Purchasing a vintage car can carry risks that give second thoughts to even the most seasoned enthusiasts. Those trepidations are amplified when it comes to putting your money down for a classic Corvette.
They’re Chevys, but in a world of their own when it comes to value, maintenance, and the ownership experience. As a Corvette restorer and NCRS judge tells us: “To get the most out of a classic Corvette, you’ve got to be very sure about what you’re getting into.”
In other words, you’ve got to do your homework — especially if you’re buying your first vintage ’Vette. There are plenty of questions to ask the seller about the car’s history and originality, but it’s crucial to get down on your hands and knees to inspect a prospective purchase from top to bottom. It’s the only way you’ll know for sure if the car is exactly as the seller is presented.
That may sound obvious, but far too many people take sellers at their word, only to be disappointed later. In some cases, the seller may have been outright deceitful, but in many instances, a car owner may not know the full story of his or her own vehicle. The Corvette is one of those automotive icons that draws speculators and casual car fans who are more interested in flipping the car or simply having the classic Corvette driving experience for a while. They don’t necessarily know the nuts and bolts of the car.
It’s particularly true when it comes to the C2 or “mid-year” cars from 1963-’67. They’re the classic Sting Ray models, and a thorough inspection is essential to ensure you don’t end up with a fiberglass-wrapped money pit. Frame and/or body repair needs can quickly add up with these cars, and the specialty work involved with making one right can easily surpass its value.
That’s our focus with this story: A C2 inspection that helps even first-time Corvette buyers feel confident about their purchase. In fact, we recently tagged along with a friend on the inspection of a 327-powered 1967 Corvette coupe wearing an older restoration. While he was chatting about the car with the seller, we stuck our camera lenses underneath it to document its condition, which we’ve outlined in the accompanying photos.
The big irony with vintage Corvettes is the assumption that, because of their fiberglass bodies, rust isn’t an issue, when it’s actually the most important factor to consider. The two areas of concern are the frame and the “birdcage” structure that serves as the underlying framework to which the body is attached.
The birdcage structure includes the windshield frame, door hinge pillar, door lock pillar, the underlying framework for the roof, and the rockers. Because most of the birdcage is hidden by the body, it is difficult to discern if there’s a problem, but telltale clues include window moldings that have popped off their mounts and/or won’t sit flush against the window frame. Also: The condition of the radiator core support lower channel is a good indicator. If it’s bad, it’s a good bet the birdcage is, too.

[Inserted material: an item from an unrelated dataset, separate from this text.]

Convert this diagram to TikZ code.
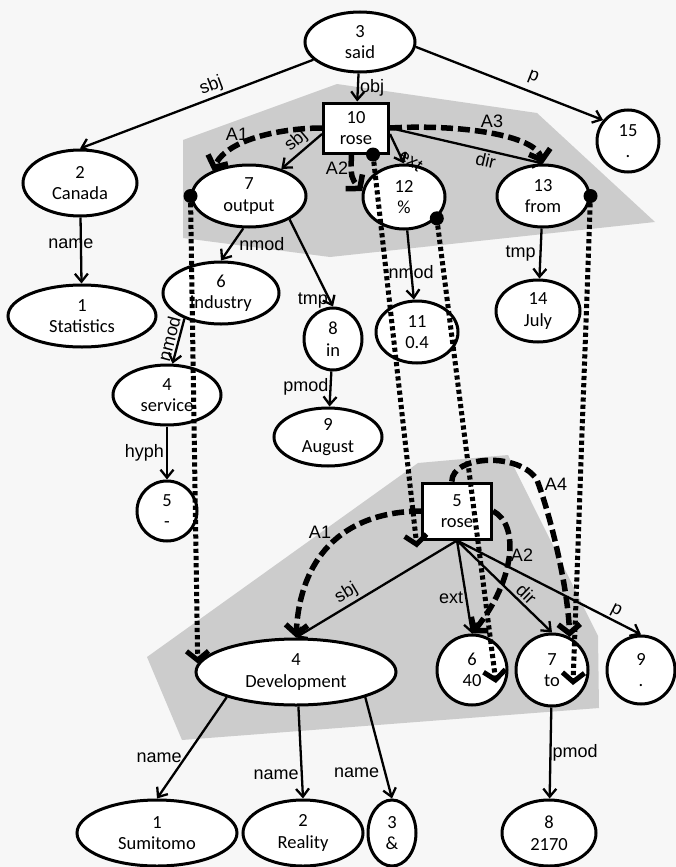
\documentclass[tikz,border=0pt]{standalone}
\usepackage{fontspec}
\setmainfont{Liberation Sans}
\newfontfamily\nodefont{Carlito}
\usetikzlibrary{shapes.geometric,arrows.meta,calc}
\definecolor{paper}{RGB}{247,247,247}
\definecolor{framegray}{RGB}{204,204,204}
\begin{document}
\begin{tikzpicture}[x=1pt,y=-1pt,
  wnode/.style={draw, line width=3pt, fill=white, inner sep=0pt, align=center,
                font=\nodefont\fontsize{18.5}{21.5}\selectfont},
  oval/.style={wnode, ellipse},
  box/.style={wnode, rectangle},
  dep/.style={line width=2.3pt, -{Straight Barb[length=8pt,width=13pt]}},
  lbl/.style={font=\fontsize{18}{20}\selectfont, inner sep=2pt},
  arg/.style={line width=5.5pt, dash pattern=on 12pt off 5pt,
              -{Straight Barb[length=9pt,width=22pt]}},
  link/.style={line width=5pt, dash pattern=on 4.2pt off 3pt,
               -{Straight Barb[length=9pt,width=22pt]}},
  anchordot/.style={circle, fill=black, minimum size=14pt, inner sep=0pt},
]
\useasboundingbox (0,0) rectangle (676,867);
\fill[paper] (0,0) rectangle (676,867);

% shaded regions of the two predicate frames
\fill[framegray] (183,140) -- (337,84) -- (537,113) -- (655,222) -- (330,257) -- (183,238) -- cycle;
\fill[framegray] (418,463) -- (508,455) -- (598,636) -- (599,708) -- (182,740) -- (147,657) -- cycle;

% upper tree
\node[oval, minimum width=110pt, minimum height=60pt] (said) at (360,42) {3\\said};
\node[box, minimum width=65pt, minimum height=50pt] (roseA) at (356,128) {10\\rose};
\node[oval, minimum size=62pt] (n15) at (628,141) {15\\.};
\node[oval, minimum width=114pt, minimum height=66pt] (canada) at (80,183) {2\\Canada};
\node[oval, minimum width=148pt, minimum height=62pt] (statistics) at (82,316) {1\\Statistics};
\node[oval, minimum width=114pt, minimum height=62pt] (output) at (249,196) {7\\output};
\node[oval, minimum width=82pt, minimum height=64pt] (pct) at (404,197) {12\\\%};
\node[oval, minimum width=92pt, minimum height=62pt] (from) at (543,196) {13\\from};
\node[oval, minimum width=116pt, minimum height=62pt] (industry) at (221,293) {6\\industry};
\node[oval, minimum width=58pt, minimum height=62pt] (in) at (333,339) {8\\in};
\node[oval, minimum width=82pt, minimum height=62pt] (frac) at (417,332) {11\\0.4};
\node[oval, minimum width=84pt, minimum height=62pt] (july) at (538,311) {14\\July};
\node[oval, minimum width=108pt, minimum height=60pt] (service) at (167,395) {4\\service};
\node[oval, minimum width=108pt, minimum height=58pt] (august) at (328,437) {9\\August};
\node[oval, minimum size=60pt] (hyphen) at (167,511) {5\\-};

% lower tree
\node[box, minimum width=69pt, minimum height=56pt] (roseB) at (457,511) {5\\rose};
\node[oval, minimum width=200pt, minimum height=66pt] (dev) at (296,672) {4\\Development};
\node[oval, minimum size=70pt] (forty) at (472,670) {6\\40};
\node[oval, minimum size=72pt] (to) at (552,670) {7\\to};
\node[oval, minimum size=68pt] (dot9) at (641,670) {9\\.};
\node[oval, minimum width=160pt, minimum height=66pt] (sumitomo) at (157,833) {1\\Sumitomo};
\node[oval, minimum width=120pt, minimum height=66pt] (reality) at (303,833) {2\\Reality};
\node[oval, minimum width=48pt, minimum height=66pt] (amp) at (392,833) {3\\\&};
\node[oval, minimum width=94pt, minimum height=66pt] (n2170) at (549,833) {8\\2170};

% dependency edges, upper tree
\draw[dep] (said) -- (canada.north) node[lbl, pos=0.42, above, sloped] {sbj};
\draw[dep] (said) -- (roseA) node[lbl, pos=0.5, right, inner sep=1pt] {obj};
\draw[dep] (said.-5) -- (n15.140) node[lbl, pos=0.6, above=4pt, sloped] {p};
\draw[dep] (roseA.190) -- (output.40) node[lbl, pos=0.45, above, sloped] {sbj};
\draw[dep] (roseA.-10) -- (pct.north) node[lbl, pos=0.6, right, rotate=-35] {ext};
\draw[dep] (roseA.east) -- (from.north) node[lbl, pos=0.64, below, sloped] {dir};
\draw[dep] (canada) -- (statistics) node[lbl, pos=0.4, xshift=-10pt] {name};
\draw[dep] (output.260) -- (industry.north) node[lbl, pos=0.5, right, xshift=4pt] {nmod};
\draw[dep] (output.-30) -- (in.north) node[lbl, pos=0.93, left, inner sep=1pt] {tmp};
\draw[dep] (in) -- (august) node[lbl, pos=0.45, left, inner sep=1pt] {pmod};
\draw[dep] (industry.215) -- (service.80) node[lbl, pos=0.5, above, sloped] {nmod};
\draw[dep] (service) -- (hyphen) node[lbl, pos=0.5, left] {hyph};
\draw[dep] (pct) -- (frac) node[lbl, pos=0.6] {nmod};
\draw[dep] (from) -- (july) node[lbl, pos=0.5, xshift=-20pt] {tmp};

% dependency edges, lower tree
\draw[dep] (roseB.south) -- (dev.north) node[lbl, pos=0.65, above, sloped] {sbj};
\draw[dep] (roseB.south) -- (forty.north) node[lbl, pos=0.62, left] {ext};
\draw[dep] (roseB.south) -- (to.north) node[lbl, pos=0.66, above, sloped] {dir};
\draw[dep] (roseB.south) -- (dot9.north) node[lbl, pos=0.84, above, sloped] {p};
\draw[dep] (dev.200) -- (sumitomo.north) node[lbl, pos=0.6, left] {name};
\draw[dep] (dev.-86) -- (reality.north) node[lbl, pos=0.74, left] {name};
\draw[dep] (dev.-20) -- (amp.north) node[lbl, pos=0.75, left, xshift=-3pt] {name};
\draw[dep] (to) -- (n2170) node[lbl, pos=0.5, right, inner sep=1pt] {pmod};

% alignment links between the two trees
\coordinate (l1s) at ($(roseA.south)!0.5!(roseA.south east)$);
\draw[link] (l1s) -- ([xshift=-4pt,yshift=-7pt]roseB.south west);
\draw[link] (pct.-33) -- ([shift={(24,13)}]forty.center);
\draw[link] (from.east) -- ([shift={(21,15)}]to.center);
\draw[link] (output.west) -- (dev.175);
\node[anchordot] (d1) at (l1s) {};
\node[anchordot] (d2) at (pct.-33) {};
\node[anchordot] (d3) at (from.east) {};
\node[anchordot] (d4) at (output.west) {};

% argument arcs, upper frame
\draw[arg] (roseA.west) .. controls (285,128) and (228,138) .. (output.145);
\draw[arg] (roseA.-100) .. controls (351,178) .. (pct.172);
\draw[arg] (roseA.east) .. controls (460,124) and (535,135) .. (from.north);
\node[lbl] (a1up) at (237,134) {A1};
\node[lbl] (a2up) at (337,168) {A2};
\node[lbl] (a3up) at (492,121) {A3};

% argument arcs, lower frame
\draw[arg] (roseB.west) .. controls (340,512) and (300,560) .. (dev.north);
\draw[arg] (roseB.east) .. controls (520,525) and (515,580) .. (forty.north);
\draw[arg] (roseB.100) .. controls (452,455) and (520,452) .. (537,480)
  .. controls (552,520) and (568,590) .. (to.62);
\node[lbl] (a1low) at (320,532) {A1};
\node[lbl] (a2low) at (522,555) {A2};
\node[lbl] (a4low) at (556,484) {A4};
\end{tikzpicture}
\end{document}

Frame rust is common, too, and much easier to discern during an inspection. It is not necessarily a deal-breaker, though, especially compared to the birdcage. Depending on the extent of frame rust, it can be repaired. It’s not an inexpensive project, but it’s doable. Birdcage rust, on the other hand, should be considered a deal-breaker. It’s not a financially feasible repair project.
Additionally, these Corvette bodies were assembled from many components that were joined with reinforcing lengths of fiberglass known as bonding strips.
They have always been difficult to repair — or, at least, to repair properly.
Over the years, many do-it-yourselfers and inexperienced body shops tackled it in the best ways they could, but the results often manifested in flaws that emerged later. Uneven body gaps and panel flushness are the biggest indicators of less-than-stellar bodywork. It’s true the factory tolerances in the early days were comparatively generous, but Chevrolet actually did pretty well at it, so poor body fit that is readily apparent is a red flag.
Even if the gaps look good, examine the car indoors and under fluorescent lighting, whenever possible. It will reveal flaws or signs of repairs that sunlight masks. Typically, this will show where splices in the fiberglass may have been made, such as where the nose of the car was cut off and another section joined.
Much of the rest of a C2’s inspection follows the guidelines for examining other collector cars, which we’ve applied to the ’67 our friend was interested in purchasing. Notably, we’re not talking about prices or value here — only whether the car’s physical condition lived up to his goal of finding a fair-weather driver and not a project vehicle.
In other words, it was all about not getting stung by a Sting Ray.